ReynoldsFlow: Exquisite Flow Estimation via Reynolds Transport Theorem
Yu-Hsi Chen, Chin-Tien Wu
TL;DR
This work tackles the limitations of traditional and data-hungry deep optical flow approaches by introducing Reynolds flow, a training-free framework grounded in the Reynolds transport theorem that generalizes motion estimation beyond brightness constancy. By decomposing motion into irrotational and solenoidal components (via the Helmholtz decomposition) and deriving an irrotational Reynolds flow $\boldsymbol{v}_r$, the method augments conventional flow with lighting-variant residuals while remaining computationally efficient. It further introduces ReynoldsFlow+, an RGB-encoded representation that stacks $|\boldsymbol{v}_o|$, $|\boldsymbol{v}_r|$, and frame intensity $f^n$, improving motion visibility for downstream networks.
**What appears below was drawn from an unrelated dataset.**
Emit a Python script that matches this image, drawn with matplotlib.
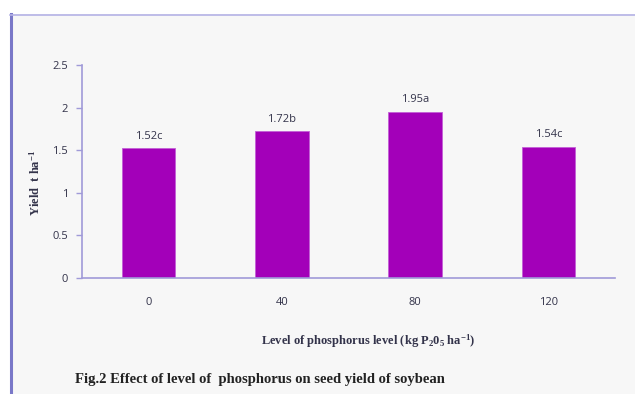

Across UAVDB, Anti-UAV, and GolfDB, ReynoldsFlow+ achieves state-of-the-art performance and demonstrates robustness and efficiency suitable for real-time and edge deployments, offering a practical preprocessing module to enhance motion-related perception without additional training.
Abstract
Optical flow is a fundamental technique for motion estimation, widely applied in video stabilization, interpolation, and object tracking. Traditional optical flow estimation methods rely on restrictive assumptions like brightness constancy and slow motion constraints. Recent deep learning-based flow estimations require extensive training on large domain-specific datasets, making them computationally demanding. Also, artificial intelligence (AI) advances have enabled deep learning models to take advantage of optical flow as an important feature for object tracking and motion analysis. Since optical flow is commonly encoded in HSV for visualization, its conversion to RGB for neural network processing is nonlinear and may introduce perceptual distortions. These transformations amplify the sensitivity to estimation errors, potentially affecting the predictive accuracy of the networks. To address these challenges that are influential to the performance of downstream network models, we propose Reynolds flow, a novel training-free flow estimation inspired by the Reynolds transport theorem, offering a principled approach to modeling complex motion dynamics. In addition to conventional HSV-based visualization of Reynolds flow, we also introduce an RGB-encoded representation of Reynolds flow designed to improve flow visualization and feature enhancement for neural networks. We evaluated the effectiveness of Reynolds flow in video-based tasks. Experimental results on three benchmarks, tiny object detection on UAVDB, infrared object detection on Anti-UAV, and pose estimation on GolfDB, demonstrate that networks trained with RGB-encoded Reynolds flow achieve SOTA performance, exhibiting improved robustness and efficiency across all tasks.